Berita menggegerkan datang dari artis berbadan kekar Agung Hercules. Ia meninggal dunia pada 1 Agustus 2019 di Rumah Sakit Dharmais. Siapa yang tak mengenal Agung Hercules dengan kekocakannya yang khas barbel itu. Dia sering tampil di media-media on air maupun off air dengan barbel kesayangannya. Saking cintanya dengan barbel, mikrofon yang biasanya dipakai untuk bernyanyi dia padukan dengan barbel. Sampai bakso yang menjadi usaha kulinernya juga berbentuk barbel. Suatu terobosan usaha bakso yang sama sekali baru. Mantul!
Selain itu, Agung Hercules juga sering memamerkan badannya yang kekar lagi bidang di setiap kesempatan. Ia seolah-olah menggambarkan manusia yang sempurna bak Hercules di cerita mitologi Yunani. Namun sayangnya, dengan kesempurnaan yang dimilikinya, tak menjamin umur panjang akan dipunyainya. Terbukti, ia meninggal di usia yang terbilang masih produktif.
Kalau dilihat-lihat, Agung Hercules itu tak merokok. Dia nampak menggunakan ‘pola hidup sehat’ yang didefinisikan oleh sekelompok orang. Suatu pola hidup yang mengesampingkan rokok, bahkan menganggap rokok perlu dijauhi.
Benar, pola hidup semacam itu ternyata hanya kontruksi dari sebagian kelompok saja untuk mengelabuhi masyarakat awam. Terbukti, masyarakat awam akan percaya pada pakar kesehatan yang memiliki prinsip pola hidup tanpa rokok. Padahal, itu semua hanya tipu-tipu saja!
Merokok dan tak merokok sama saja: semua orang pada akhirnya akan mati!
Justru, orang merokok lebih istimewa hidupnya daripada yang tak merokok.
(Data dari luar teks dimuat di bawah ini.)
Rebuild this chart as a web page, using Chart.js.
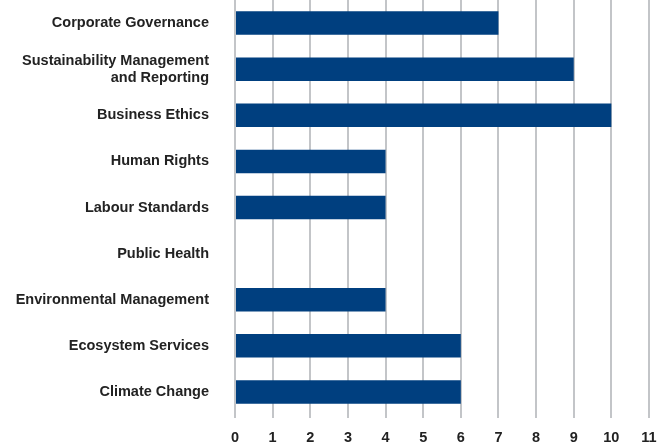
<!DOCTYPE html>
<html>
<head>
<meta charset="utf-8">
<script src="https://cdn.jsdelivr.net/npm/chart.js@4"></script>
<style>
  html, body { margin: 0; padding: 0; background: #fff; }
  #wrap { width: 669px; height: 448px; position: relative; }
</style>
</head>
<body>
<div id="wrap"><canvas id="topics-chart"></canvas></div>
<script>
// Categories (top to bottom) and counts
const categories = [
  'Corporate Governance',
  ['Sustainability Management', 'and Reporting'],
  'Business Ethics',
  'Human Rights',
  'Labour Standards',
  'Public Health',
  'Environmental Management',
  'Ecosystem Services',
  'Climate Change'
];
const counts = [7, 9, 10, 4, 4, 0, 4, 6, 6];
const xTicks = [0, 1, 2, 3, 4, 5, 6, 7, 8, 9, 10, 11];

const labelFont = { family: '"Liberation Sans", Arial, sans-serif', size: 14.5, weight: 'bold', lineHeight: 1.15 };

const ctx = document.getElementById('topics-chart');
new Chart(ctx, {
  type: 'bar',
  data: {
    labels: categories,
    datasets: [{
      data: counts,
      backgroundColor: '#003f7f',
      borderWidth: 0,
      barPercentage: 0.51,
      categoryPercentage: 1
    }]
  },
  options: {
    indexAxis: 'y',
    responsive: true,
    maintainAspectRatio: false,
    animation: false,
    layout: { padding: { top: 0, right: 20, bottom: 0, left: 0 } },
    plugins: {
      legend: { display: false },
      tooltip: { enabled: false }
    },
    scales: {
      x: {
        min: xTicks[0],
        max: xTicks[xTicks.length - 1],
        afterBuildTicks: (scale) => {
          scale.ticks = xTicks.map(v => ({ value: v }));
        },
        grid: { color: '#c3c5c8', lineWidth: 2, tickLength: 3, drawTicks: true },
        border: { display: false },
        ticks: { color: '#222', font: labelFont, padding: 12, maxRotation: 0 },
        afterFit: (scale) => { scale.height = 33; }
      },
      y: {
        // invisible tick marks push the labels away from the plot
        grid: { drawOnChartArea: false, drawTicks: true, tickLength: 26, color: 'rgba(0,0,0,0)' },
        border: { display: false },
        ticks: { color: '#222', font: labelFont, padding: 0, autoSkip: false },
        afterFit: (scale) => {
          scale.width = 235;
          scale.paddingTop = 0;
          scale.paddingBottom = 0;
        }
      }
    }
  }
});
</script>
</body>
</html>
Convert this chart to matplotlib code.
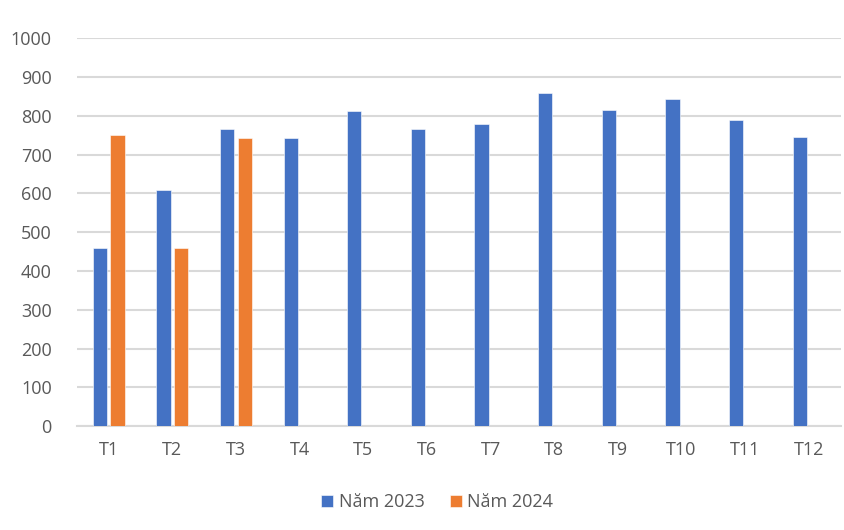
import numpy as np
import matplotlib.pyplot as plt

plt.rcParams['font.family'] = ['Open Sans', 'DejaVu Sans']
plt.rcParams['font.size'] = 13

thang = ['T1', 'T2', 'T3', 'T4', 'T5', 'T6', 'T7', 'T8', 'T9', 'T10', 'T11', 'T12']
nam_2023 = [458, 609, 767, 742, 811, 767, 780, 858, 814, 842, 789, 745]
nam_2024 = [751, 458, 742]

mau_2023 = '#4472C4'
mau_2024 = '#ED7D31'
mau_chu = '#595959'

fig = plt.figure(figsize=(8.44, 5.30), dpi=100)
ax = fig.add_axes([0.091, 0.196, 0.905, 0.732])

x = np.arange(len(thang))
w = 0.225
ax.bar(x - 0.14, nam_2023, width=w, color=mau_2023, edgecolor='white', linewidth=0.4,
       label='Năm 2023', zorder=3)
ax.bar(x[:len(nam_2024)] + 0.14, nam_2024, width=w, color=mau_2024, edgecolor='white',
       linewidth=0.4, label='Năm 2024', zorder=3)

ax.set_ylim(0, 1000)
ax.set_yticks(range(0, 1001, 100))
ax.set_xlim(-0.5, len(thang) - 0.5)
ax.set_xticks(x)
ax.set_xticklabels(thang)
ax.grid(axis='y', color='#D9D9D9', linewidth=1.5, zorder=0)
for s in ['top', 'right', 'left']:
    ax.spines[s].set_visible(False)
ax.spines['bottom'].set_color('#D9D9D9')
ax.spines['bottom'].set_linewidth(1.5)
ax.tick_params(axis='both', length=0, colors=mau_chu, labelsize=13)
ax.tick_params(axis='x', pad=11)
ax.tick_params(axis='y', pad=18)

fig.legend(loc='center', bbox_to_anchor=(0.518, 0.053), ncol=2, frameon=False,
           handlelength=0.65, handleheight=0.65, handletextpad=0.3, columnspacing=1.4,
           labelcolor=mau_chu, fontsize=13)

fig.savefig('out.png', dpi=100)
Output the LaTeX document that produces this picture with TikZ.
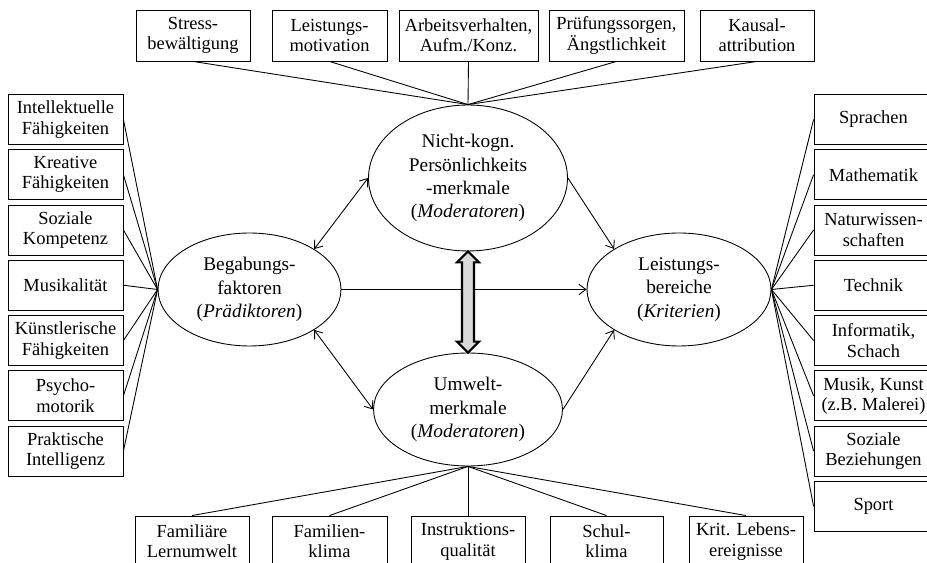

Ia bisa menikmati hidup lewat sesapan dan sebulan asap nikotin. Orang merokok tahu jeda yang tepat. Tahu bagaimana mengambil nafas dan mengeluarkan nafas panjangnya.
Sebagian orang sudah mengiyakan bahwa hidup sehat itu ya tanpa rokok. Produksi wacana ini dibangun melalui iklan-iklan televisi. Di sana, banyak digambarkan rokok sebagai barang yang membahayakan. Banyak penyakit muncul gara-gara rokok. Sampai, yang membuat saya tak habis pikir adalah dibungkus rokok tertuliskan, “Merokok dapat membunuhmu.”
Saya kok mau ketawa takut dosa, yak. Hehe
Dari mana hubungannya coba? Bisa-bisanya satu bungkus rokok yang tak tahu menahu duduk persoalannya dianggap sebagai pembunuh. Ambigu sekali. Rokok tak punya senjata macam laras panjang seperti para teroris. Rokok juga tak pernah berkata kasar pada siapapun, tiba-tiba dianggap pembunuh, pengrusak dan perlu dijauhi.
Iklan itu adalah pembodohan. Iklan itu juga bekerjasama dengan para kongsi instansi terkait, misalnya instansi kesehatan. Instansi kesehatan juga ternyata bekerja sama dengan berbagai elemen masyarakat yang, dalam hal ini, mewacanakan hidup sehat tanpa rokok. Bullshit semua, deh! Yakin!
Mohon maaf, ngomong-ngomong, jika rokok dianggap buruk dan perlu dijauhi kenapa peredarannya masih sangat besar di Indonesia? Kalau rokok adalah barang tak punya manfaat, kenapa justru para cendekiawan merokok? Bahkan, tokoh sekaliber Soekarno juga merokok.
Kalau ada yang mengatakan rokok dapat menyebabkan kematian, saya juga boleh mengatakan barbel dapat menyebabkan kematian, dong? Bahkan, tanpa mengurangi rasa belasungkawa dan hormat saya, Agung Hercules meninggal itu karena tak merokok. Jelas! Seandainya Agung Hercules merokok kemudian mati, kan bisa ‘dihidupkan’ kembali.
Masa mengkambinghitamkan rokok seperti itu, kan tak adil! Saya tak mau rokok dilambungkan seperti itu! Bahkan, orang merokok dengan yang tak merokok itu lebih riskan terkena penyakit orang tak merokok. Faktanya orang di rumah sakit lebih banyak didominasi oleh orang-orang yang tak merokok dari pada merokok, kok! Selain itu, orang yang mati karena merokok lebih sedikit dibanding orang yang mati tanpa rokok.
Sebentar-sebentar, nih. Sebenarnya orang yang merokok mati itu tak pernah mengalami kesulitan. Bahkan ia tenang-tenang saja. Sebab, mereka punya prinsip, kalau mati ya dihidupkan lagi pakai korek. Mudah, toh?